EVIDENCE FROM SEDIMENT samples in the area of the hypoxia indicate that the source of organic matter there is from phytoplankton production in the overlying waters, and not from continental organic runoff, says Nancy Rabelais, aquatic ecologist and executive director of LUMCON, which heads Gulf Coast hypoxia monitoring.
Farm Bureau, IDALS, NCGA and researchers at Texas A&M University stress that more research is needed to determine the dead zone’s cause. A&M’s Thomas Bianchi and Steven DiMarco, who study the Gulf hypoxia, say destruction of wetlands over the years has prevented filtration of nitrates and other contaminants from the Mississippi and other rivers.

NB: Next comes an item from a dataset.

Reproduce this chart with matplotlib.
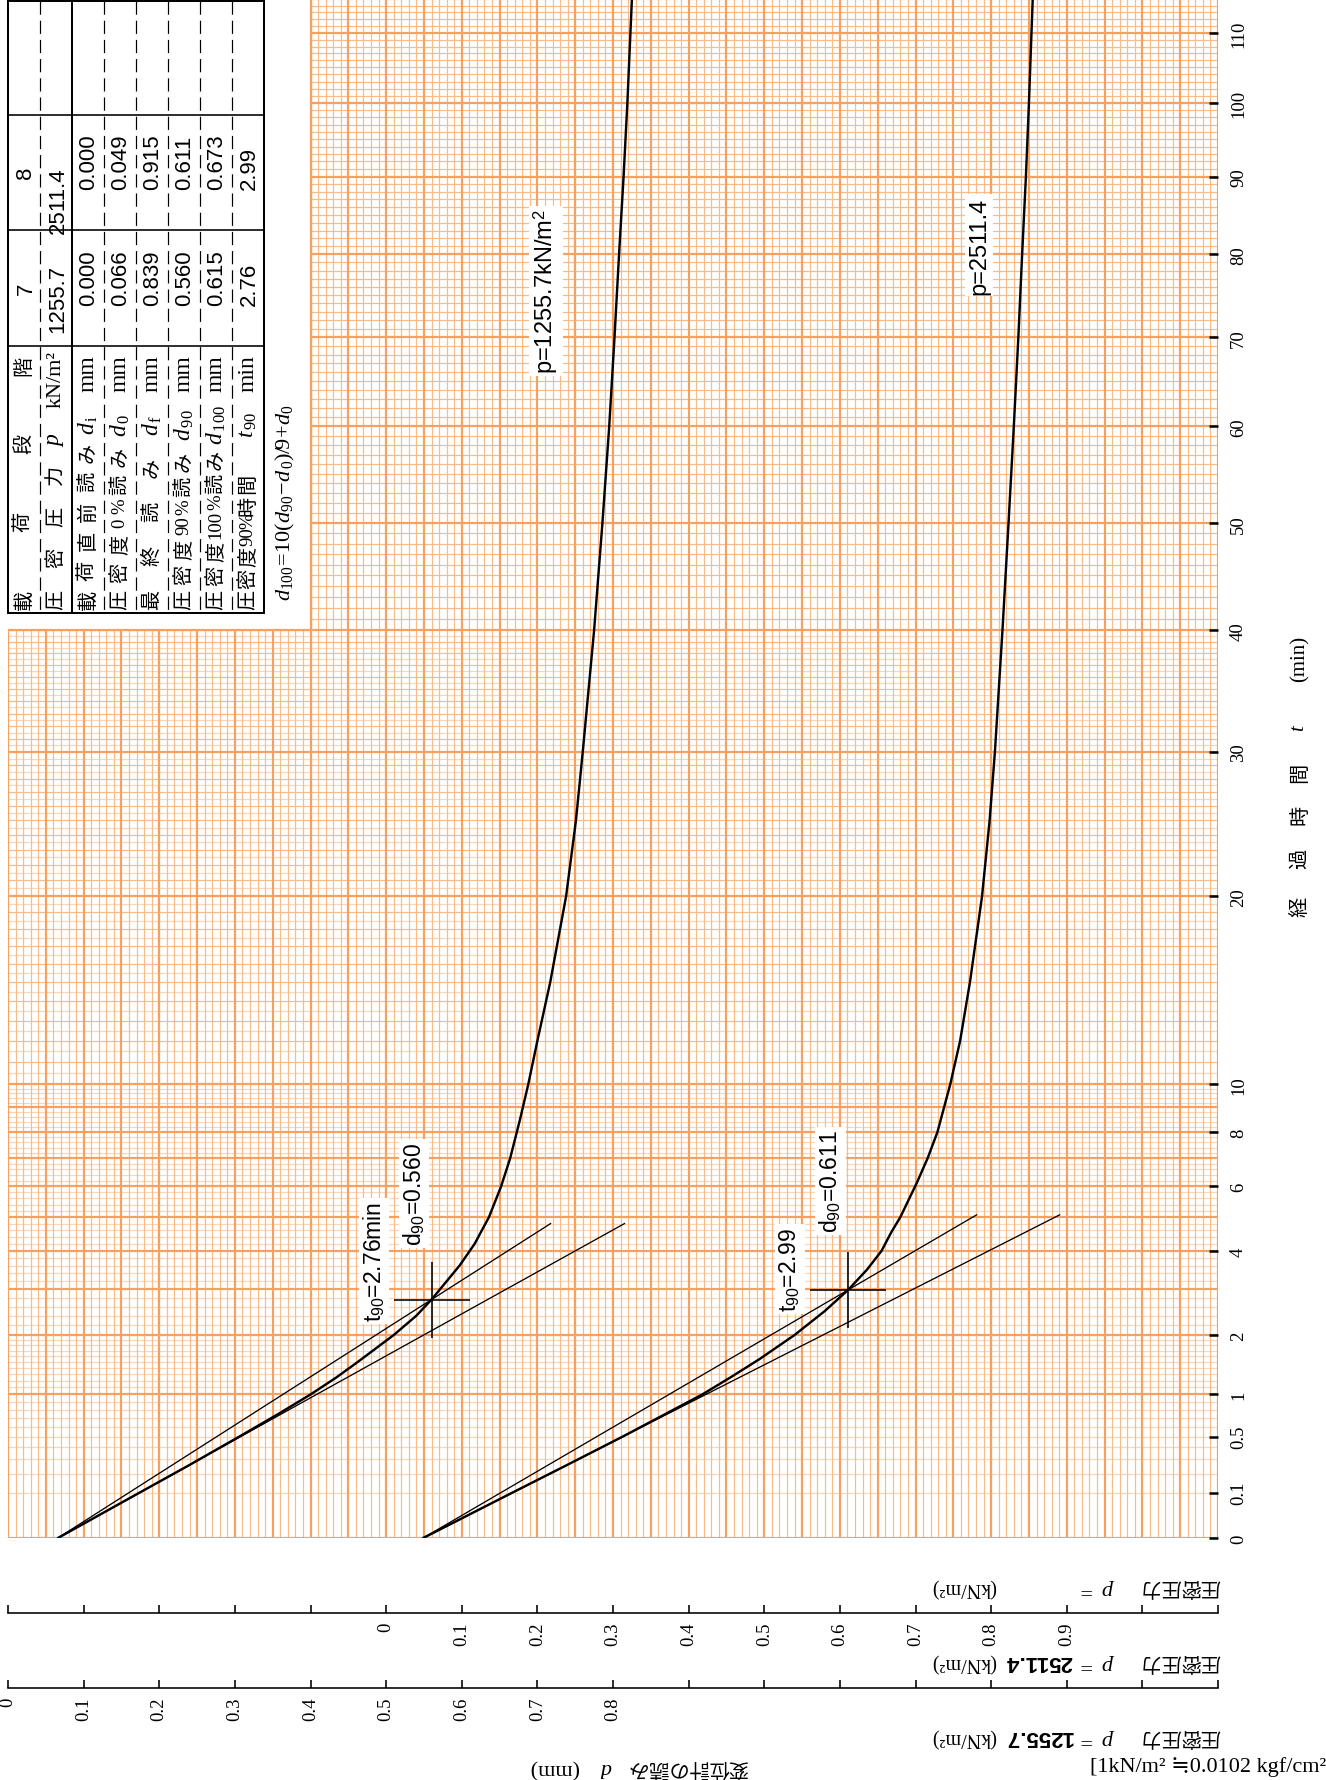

They say that from 1930 to 1990, the Mississippi delta experienced about 80% of the nation’s wetland loss — 690,000 acres. Artificial canal dredging, pond creation and natural creation caused the losses. The A&M group says the peak hypoxia situations correlate with the time periods of peak wetland losses.
Rabalais points out that “accounting of nutrients coming into the Mississippi River by the U.S. Geological Survey indicates that agriculture is not the single culprit, but clearly contributes most of the P and N to the Mississippi River.” She says the survey indicates that at least half the N and 25% of the P derives from corn and soybean crops.
There are no easy solutions. However, Lemke says strategically located and designed wetlands could certainly help. But the magnitude is huge.
“We could need 10,000-15,000 such target wetlands in Iowa alone,” he says. “That’s not going to happen overnight — or by 2015 as the action plan calls for on N and P reductions in waterways.”
Rabalais says there are certainly differences in scientific opinion regarding the hypoxia, its cause and how to alleviate the problem. Lemke says these differences in opinion between agricultural forces and the non-ag scientific community will likely remain on the complex subject.